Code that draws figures

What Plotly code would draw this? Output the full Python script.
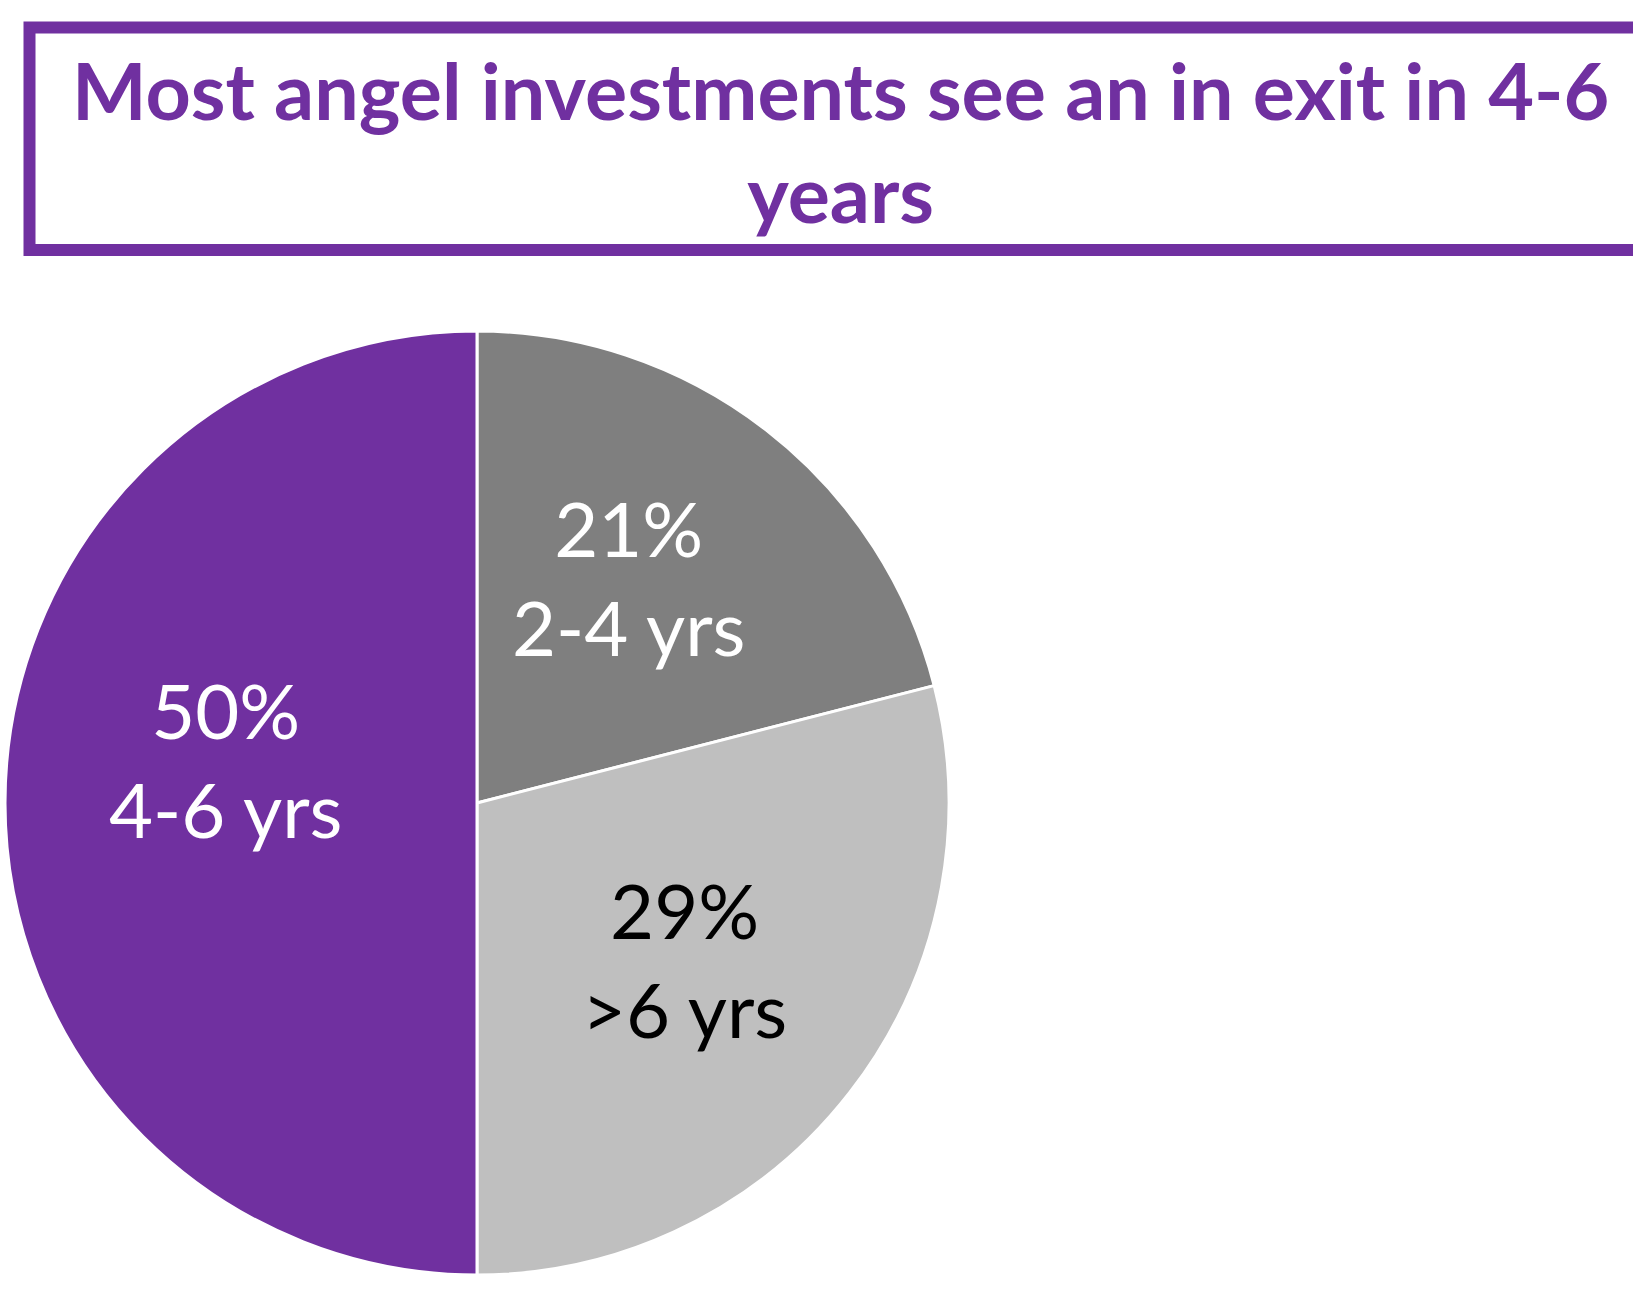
import math
import plotly.graph_objects as go

# ---- data ----
categories = ["2-4 yrs", ">6 yrs", "4-6 yrs"]
shares = [21, 29, 50]
slice_colors = ["#7F7F7F", "#BFBFBF", "#7030A0"]
label_colors = ["white", "black", "white"]
title_text = "Most angel investments see an in exit in 4-6<br>years"

# ---- layout constants (pixels) ----
W, H = 1633, 1290
CX, CY, R = 477, 803, 472
LABEL_FRAC = 0.56
label_xshift = [-9, 0, 11]
label_yshift = [18, 5, 44]
purple = "#7030A0"

fig = go.Figure()
fig.add_trace(go.Pie(
    labels=categories,
    values=shares,
    sort=False,
    direction="clockwise",
    rotation=0,
    marker=dict(colors=slice_colors, line=dict(color="white", width=3)),
    textinfo="none",
    showlegend=False,
    domain=dict(x=[(CX - R) / W, (CX + R) / W], y=[1 - (CY + R) / H, 1 - (CY - R) / H]),
))

# data labels, placed along each slice's mid-angle
total = sum(shares)
cum = 0
annotations = []
for i, (cat, v) in enumerate(zip(categories, shares)):
    mid = (cum + v / 2) / total * 2 * math.pi
    cum += v
    px = CX + 469 * LABEL_FRAC * math.sin(mid)
    py = CY - 469 * LABEL_FRAC * math.cos(mid)
    annotations.append(dict(
        x=px / W, y=1 - py / H, xref="paper", yref="paper",
        text=f"{v}%<br>{cat}", showarrow=False,
        xshift=label_xshift[i], yshift=label_yshift[i],
        font=dict(family="Lato", size=76, color=label_colors[i]),
        xanchor="center", yanchor="middle", align="center",
    ))

annotations.append(dict(
    x=841 / W, y=1 - 141 / H, xref="paper", yref="paper",
    text=f"<b>{title_text}</b>", showarrow=False,
    font=dict(family="Lato", size=79, color=purple),
    xanchor="center", yanchor="middle", align="center",
))

fig.update_layout(
    width=W, height=H,
    margin=dict(l=0, r=0, t=0, b=0),
    paper_bgcolor="white", plot_bgcolor="white",
    annotations=annotations,
    shapes=[dict(
        type="rect", xref="paper", yref="paper",
        x0=29.5 / W, x1=1670 / W, y0=1 - 250 / H, y1=1 - 27.5 / H,
        line=dict(color=purple, width=12), fillcolor="rgba(0,0,0,0)",
    )],
)

fig.write_html("out.html", config={"displayModeBar": False},
               post_script="document.body.style.margin='0';")
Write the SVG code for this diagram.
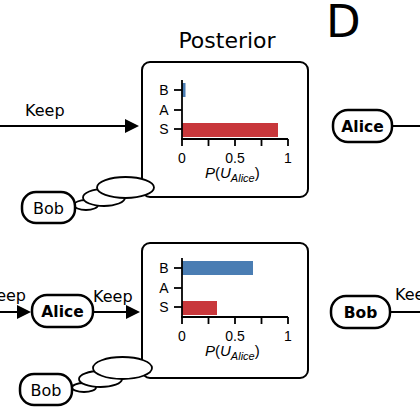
<svg xmlns="http://www.w3.org/2000/svg" width="420" height="420" viewBox="0 0 420 420">
<style>
.node{fill:#fff;stroke:#000;stroke-width:2.5}
.lbl{font-family:"DejaVu Sans",sans-serif;font-size:16px;fill:#000}
.bold{font-family:"DejaVu Sans",sans-serif;font-size:15.5px;font-weight:bold;fill:#000;text-anchor:middle}
.conn{stroke:#000;stroke-width:2;fill:none}
.panel{fill:#fff;stroke:#000;stroke-width:2}
.ax{stroke:#000;stroke-width:1.8;fill:none}
.cat{font-family:"Liberation Sans",Arial,sans-serif;font-size:14px;text-anchor:middle;fill:#000}
.tk{font-family:"Liberation Sans",Arial,sans-serif;font-size:14px;text-anchor:middle;fill:#000}
.pl{font-family:"Liberation Sans",Arial,sans-serif;font-size:15px;fill:#000}
.bub{fill:#fff;stroke:#000;stroke-width:1.8}
.blue{fill:#4a7db3}
.red{fill:#c8373b}
</style>
<defs>
<marker id="arr" markerUnits="userSpaceOnUse" viewBox="0 0 14 14" refX="4" refY="7" markerWidth="14" markerHeight="14" orient="auto">
<path d="M0,0 L14,7 L0,14 z" fill="#000"/>
</marker>
<g id="chartAxes">
<line class="ax" x1="182" y1="80" x2="182" y2="146"/>
<line class="ax" x1="181" y1="139" x2="288" y2="139"/>
<line class="ax" x1="208.5" y1="139" x2="208.5" y2="146"/>
<line class="ax" x1="235" y1="139" x2="235" y2="146"/>
<line class="ax" x1="261.5" y1="139" x2="261.5" y2="146"/>
<line class="ax" x1="288" y1="139" x2="288" y2="146"/>
<line class="ax" x1="174" y1="90" x2="182" y2="90"/>
<line class="ax" x1="174" y1="110" x2="182" y2="110"/>
<line class="ax" x1="174" y1="129" x2="182" y2="129"/>
<text class="cat" x="164" y="95">B</text>
<text class="cat" x="164" y="115">A</text>
<text class="cat" x="164" y="134">S</text>
<text class="tk" x="182" y="162.5">0</text>
<text class="tk" x="235" y="162.5">0.5</text>
<text class="tk" x="288" y="162.5">1</text>
<text class="pl" x="205" y="178"><tspan font-style="italic">P</tspan>(<tspan font-style="italic">U</tspan><tspan font-style="italic" font-size="11" dy="4">Alice</tspan><tspan dy="-4">)</tspan></text>
</g>
</defs>

<text x="227" y="48" font-family="DejaVu Sans, sans-serif" font-size="22" text-anchor="middle">Posterior</text>
<text x="326" y="37" font-family="DejaVu Sans, sans-serif" font-size="45">D</text>

<g id="connectors">
<line class="conn" x1="0" y1="126" x2="129" y2="126" marker-end="url(#arr)"/>
<text class="lbl" x="25" y="116">Keep</text>
<line class="conn" x1="392" y1="126" x2="420" y2="126"/>
<line class="conn" x1="0" y1="312" x2="21" y2="312" marker-end="url(#arr)"/>
<text class="lbl" x="26" y="301" text-anchor="end">Keep</text>
<line class="conn" x1="93" y1="312" x2="130" y2="312" marker-end="url(#arr)"/>
<text class="lbl" x="93" y="302">Keep</text>
<line class="conn" x1="390" y1="312" x2="420" y2="312"/>
<text class="lbl" x="395" y="300">Keep</text>
</g>

<g id="posterior-top">
<rect class="panel" x="142" y="62" width="166" height="135" rx="8"/>
<rect class="blue" x="182" y="83" width="3.5" height="14"/>
<rect class="red" x="182" y="123" width="96" height="14"/>
<use href="#chartAxes"/>
</g>

<g id="posterior-bottom">
<rect class="panel" x="142" y="243" width="166" height="135" rx="8"/>
<rect class="blue" x="182" y="261" width="71" height="14"/>
<rect class="red" x="182" y="301" width="35" height="14"/>
<use href="#chartAxes" transform="translate(0,178)"/>
</g>

<g id="thought-top">
<ellipse class="bub" cx="86" cy="205" rx="12" ry="5"/>
<ellipse class="bub" cx="104" cy="197.5" rx="21" ry="8.5"/>
<ellipse class="bub" cx="125.5" cy="187.5" rx="28.5" ry="10.5"/>
</g>
<g id="thought-bottom">
<ellipse class="bub" cx="84" cy="387.5" rx="12" ry="4.5"/>
<ellipse class="bub" cx="100.5" cy="379" rx="21.5" ry="8"/>
<ellipse class="bub" cx="122.5" cy="368" rx="29.5" ry="11"/>
</g>

<g id="bob-top">
<rect class="node" x="22" y="192" width="53" height="31" rx="14"/>
<text class="lbl" x="48.5" y="213.5" text-anchor="middle">Bob</text>
</g>
<g id="bob-bottom-left">
<rect class="node" x="20" y="374" width="52" height="31" rx="14"/>
<text class="lbl" x="46" y="395.5" text-anchor="middle">Bob</text>
</g>
<g id="alice-top-right">
<rect class="node" x="333" y="110" width="59" height="32" rx="15"/>
<text class="bold" x="362.5" y="131.5">Alice</text>
</g>
<g id="alice-bottom">
<rect class="node" x="32" y="295" width="61" height="32" rx="15"/>
<text class="bold" x="62.5" y="316.5">Alice</text>
</g>
<g id="bob-bottom-right">
<rect class="node" x="331" y="296" width="59" height="32" rx="15"/>
<text class="bold" x="360.5" y="317.5">Bob</text>
</g>
</svg>
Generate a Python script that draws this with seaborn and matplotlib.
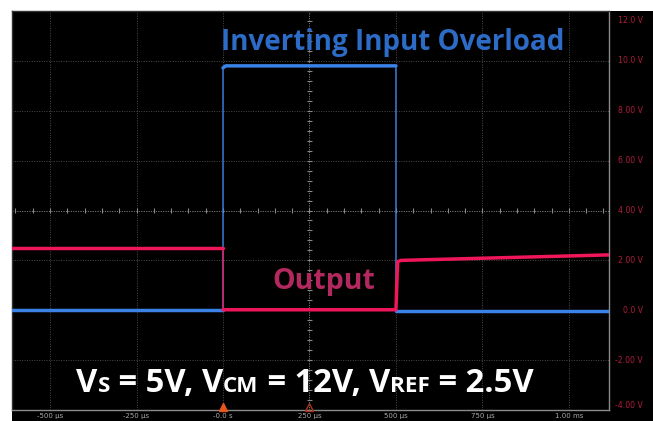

- **Work to complete**
Repeat only what lies between the start of the data and the end of the line containing "angel investments see", exactly, with pictures left out.

- **The output**
What Plotly code would draw this? Output the full Python script.
import math
import plotly.graph_objects as go

# ---- data ----
categories = ["2-4 yrs", ">6 yrs", "4-6 yrs"]
shares = [21, 29, 50]
slice_colors = ["#7F7F7F", "#BFBFBF", "#7030A0"]
label_colors = ["white", "black", "white"]
title_text = "Most angel investments see an in exit in 4-6<br>years"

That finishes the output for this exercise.